Spark Streaming Basics
This is a very basic example created to explain Spark streaming. Spark run on the AWS Glue container locally.
There is plenty of information on Spark streaming. My objective is to provide a running example with a very simple approach.
As a first step, create the following docker-compose.yml
version: '3.3'
services:
aws_glue:
container_name: notebook
build: .
volumes:
- .:/home/glue_user/workspace/jupyter_workspace
privileged: true
# network_mode : host
ports:
- 8888:8888
- 4040:4040
environment:
JUPYTER_ENABLE_LAB: "yes"
DISABLE_SSL: "true"
networks:
default:
external:
name: ojnw-1
To generate text, I use the Netcat application, which is well-known in Unix.
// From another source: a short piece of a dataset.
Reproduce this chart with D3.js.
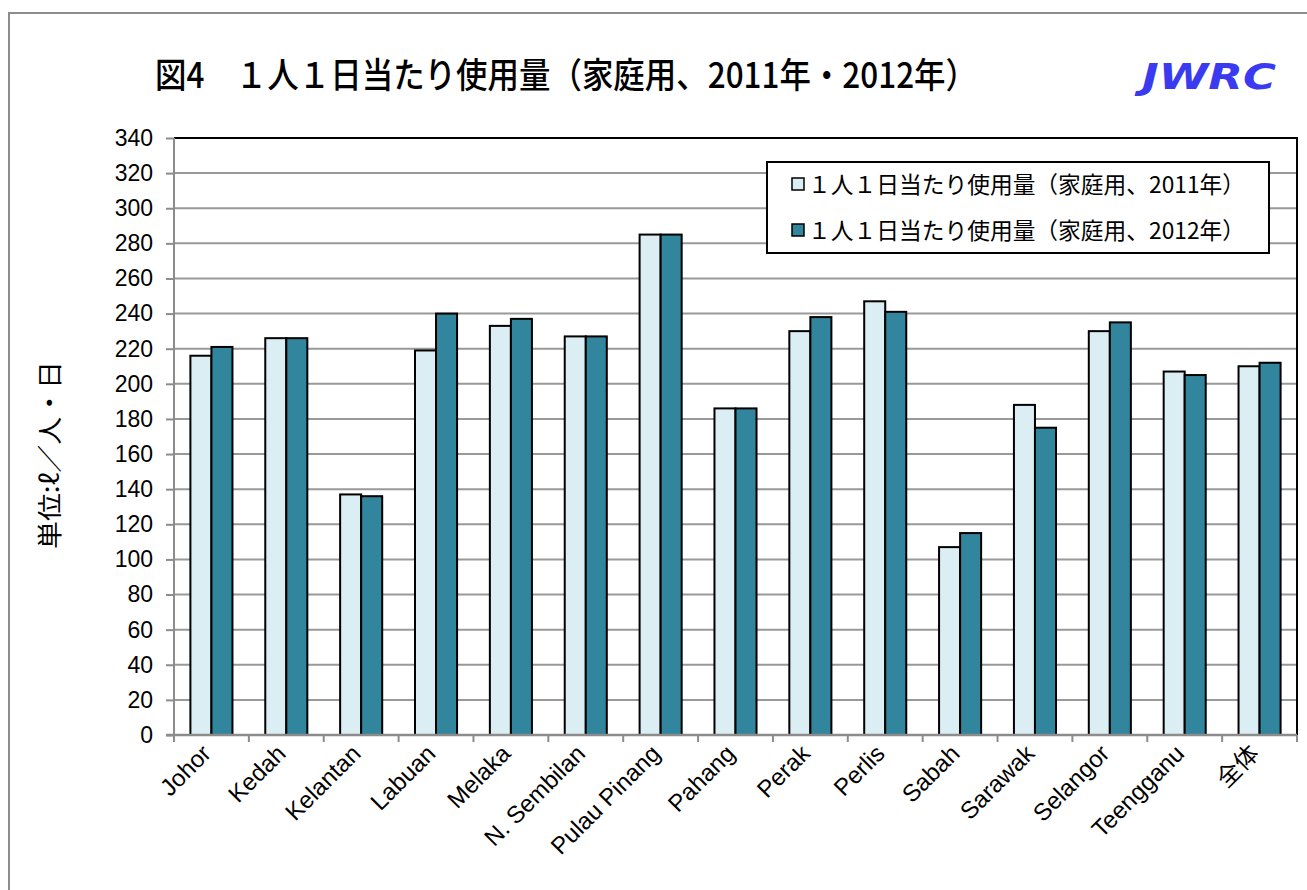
<!DOCTYPE html>
<html>
<head>
<meta charset="utf-8">
<script src="https://cdn.jsdelivr.net/npm/d3@7"></script>
<style>
  body { margin: 0; background: #fff; }
  text { fill: #000; }
</style>
</head>
<body>
<div id="chart"></div>
<script>
// data
var regions = ["Johor", "Kedah", "Kelantan", "Labuan", "Melaka", "N. Sembilan", "Pulau Pinang",
               "Pahang", "Perak", "Perlis", "Sabah", "Sarawak", "Selangor", "Teengganu", "全体"];
var use2011 = [216, 226, 137, 219, 233, 227, 285, 186, 230, 247, 107, 188, 230, 207, 210];
var use2012 = [221, 226, 136, 240, 237, 227, 285, 186, 238, 241, 115, 175, 235, 205, 212];
var seriesNames = ["１人１日当たり使用量（家庭用、2011年）", "１人１日当たり使用量（家庭用、2012年）"];
var yTicks = [0, 20, 40, 60, 80, 100, 120, 140, 160, 180, 200, 220, 240, 260, 280, 300, 320, 340];

var W = 1307, H = 890;
var plot = {left: 174, right: 1297, top: 138, bottom: 735};

var svg = d3.select("#chart").append("svg")
    .attr("width", W)
    .attr("height", H);

// outer frame
svg.append("rect")
    .attr("x", 9).attr("y", 13)
    .attr("width", W + 20).attr("height", H + 20)
    .attr("fill", "none")
    .attr("stroke", "#8c8c8c")
    .attr("stroke-width", 2);

// title and logo
svg.append("text")
    .attr("x", 155).attr("y", 88)
    .attr("font-family", "'Noto Sans CJK JP'")
    .attr("font-size", 35)
    .attr("font-weight", 500)
    .attr("textLength", 822)
    .attr("lengthAdjust", "spacingAndGlyphs")
    .text("図4　１人１日当たり使用量（家庭用、2011年・2012年）");

svg.append("text")
    .attr("x", 1142).attr("y", 89)
    .attr("font-family", "'DejaVu Sans'")
    .attr("font-size", 36)
    .attr("font-weight", "bold")
    .attr("font-style", "italic")
    .attr("textLength", 134)
    .attr("lengthAdjust", "spacingAndGlyphs")
    .style("fill", "#3a3af0")
    .text("JWRC");

// scales
var x0 = d3.scaleBand()
    .domain(regions)
    .range([plot.left, plot.right]);

var x1 = d3.scaleBand()
    .domain([0, 1])
    .range([0, x0.bandwidth()])
    .paddingOuter(0.78);

var y = d3.scaleLinear()
    .domain([0, 340])
    .range([plot.bottom, plot.top]);

var colors = ["#dbeef4", "#31859c"];

// gridlines
svg.append("g").selectAll("line")
    .data(yTicks.slice(1))
    .enter().append("line")
      .attr("x1", plot.left).attr("x2", plot.right)
      .attr("y1", function(d) { return y(d); })
      .attr("y2", function(d) { return y(d); })
      .attr("stroke", "#999")
      .attr("stroke-width", 2);

// plot border (top and right are dark)
svg.append("path")
    .attr("d", "M" + plot.left + "," + y(340) + "H" + plot.right + "V" + y(0))
    .attr("fill", "none")
    .attr("stroke", "#000")
    .attr("stroke-width", 2);

// bars
var rows = regions.map(function(r, i) { return {region: r, values: [use2011[i], use2012[i]]}; });

var groups = svg.append("g").selectAll("g")
    .data(rows)
    .enter().append("g")
      .attr("transform", function(d) { return "translate(" + x0(d.region) + ",0)"; });

groups.selectAll("rect")
    .data(function(d) { return d.values.map(function(v, k) { return {k: k, v: v}; }); })
    .enter().append("rect")
      .attr("x", function(d) { return x1(d.k); })
      .attr("y", function(d) { return y(d.v); })
      .attr("width", x1.bandwidth())
      .attr("height", function(d) { return y(0) - y(d.v); })
      .attr("fill", function(d) { return colors[d.k]; })
      .attr("stroke", "#000")
      .attr("stroke-width", 2);

// y axis
var yAxis = svg.append("g")
    .attr("transform", "translate(" + plot.left + ",0)")
    .call(d3.axisLeft(y).tickValues(yTicks).tickSize(8).tickPadding(13).tickSizeOuter(0));
yAxis.select(".domain").attr("stroke", "#8c8c8c").attr("stroke-width", 2)
    .attr("d", "M0," + y(340) + "V" + (y(0) + 7));
yAxis.selectAll(".tick line").attr("stroke", "#8c8c8c").attr("stroke-width", 2);
yAxis.selectAll(".tick text")
    .attr("font-family", "'Liberation Sans'")
    .attr("font-size", 23)
    .style("fill", "#000");

// x axis
svg.append("line")
    .attr("x1", plot.left - 8).attr("x2", plot.right)
    .attr("y1", y(0)).attr("y2", y(0))
    .attr("stroke", "#8c8c8c")
    .attr("stroke-width", 2.5);

svg.append("g").selectAll("line")
    .data(regions.slice(1).concat(["end"]))
    .enter().append("line")
      .attr("x1", function(d) { return d === "end" ? plot.right : x0(d); })
      .attr("x2", function(d) { return d === "end" ? plot.right : x0(d); })
      .attr("y1", y(0))
      .attr("y2", y(0) + 7)
      .attr("stroke", "#8c8c8c")
      .attr("stroke-width", 2);

svg.append("g").selectAll("text")
    .data(regions)
    .enter().append("text")
      .attr("transform", function(d) {
        return "translate(" + (x0(d) + x0.bandwidth() / 2 + 1) + "," + (y(0) + 20) + ") rotate(-45)";
      })
      .attr("text-anchor", "end")
      .attr("font-family", function(d) { return d === "全体" ? "'Noto Sans CJK JP'" : "'Liberation Sans'"; })
      .attr("font-size", 24)
      .text(function(d) { return d; });

// y axis title
svg.append("text")
    .attr("transform", "translate(59,455) rotate(-90)")
    .attr("text-anchor", "middle")
    .attr("font-family", "'Noto Sans CJK JP'")
    .attr("font-size", 25)
    .attr("textLength", 188)
    .attr("lengthAdjust", "spacingAndGlyphs")
    .text("単位:ℓ／人・日");

// legend
var legend = svg.append("g");
legend.append("rect")
    .attr("x", 767).attr("y", 162)
    .attr("width", 502).attr("height", 91)
    .attr("fill", "#fff")
    .attr("stroke", "#000")
    .attr("stroke-width", 2);

var items = legend.selectAll("g")
    .data(seriesNames)
    .enter().append("g")
      .attr("transform", function(d, i) { return "translate(792," + (184 + i * 46) + ")"; });

items.append("rect")
    .attr("x", 0).attr("y", -6)
    .attr("width", 12).attr("height", 12)
    .attr("fill", function(d, i) { return colors[i]; })
    .attr("stroke", "#000")
    .attr("stroke-width", 1.5);

items.append("text")
    .attr("x", 16).attr("y", 9)
    .attr("font-family", "'Noto Sans CJK JP'")
    .attr("font-size", 23)
    .attr("textLength", 437)
    .attr("lengthAdjust", "spacingAndGlyphs")
    .text(function(d) { return d; });
</script>
</body>
</html>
As shown in line #9, if you uncomment the line, you should have Netcat in your local machine and comment the lines 17 to 20.
The Dockerfile:
FROM public.ecr.aws/glue/aws-glue-libs:glue_libs_3.0.0_image_01
WORKDIR /home/glue_user/workspace/jupyter_workspace
ENV DISABLE_SSL=true
RUN python3 -m pip install --upgrade pip
RUN pip3 install pyathena
RUN pip3 install awswrangler
RUN pip3 install pydeequ
RUN pip3 install ipython-sql
RUN pip3 install pg8000
CMD [ "./start.sh" ]
To install Netcat in the Docker container:
docker exec -it --user root notebook bash
# run the following to install Netcat
yum install netcat
Now login as the Glue user:
docker exec -it notebook bash
# start the Netcat
nc -lk 9999
Create a Scala Jupyter notebook in the Glue container.
First, create the Spark session in the notebook:
import org.apache.spark.sql.SparkSession
val spark = SparkSession.builder().
master("local[3]").
appName("Kafka Test").
config ("spark.streaming.stopGracefullyOnShutdown", "true").
config ("spark.sql.shuffle.partitions",3).
getOrCreate()
Create the stream block:
import org.apache.spark.sql.functions._
val lineDF = spark.readStream.
format("socket").
option("host", "localhost").
option("port", "9999").
load()
val outDF = lineDF.
writeStream.
format("text").
option("path","/home/glue_user/workspace/jupyter_workspace/test/mytest.txt").
outputMode("append").
option("checkpointLocation", "chk-point-dir").
queryName("out_query").
start()
outDF.awaitTermination()
When you type the text into the Netcat, the text will be saved in the file in the folder given in line #11.
You have to interrupt the notebook to stop forcefully.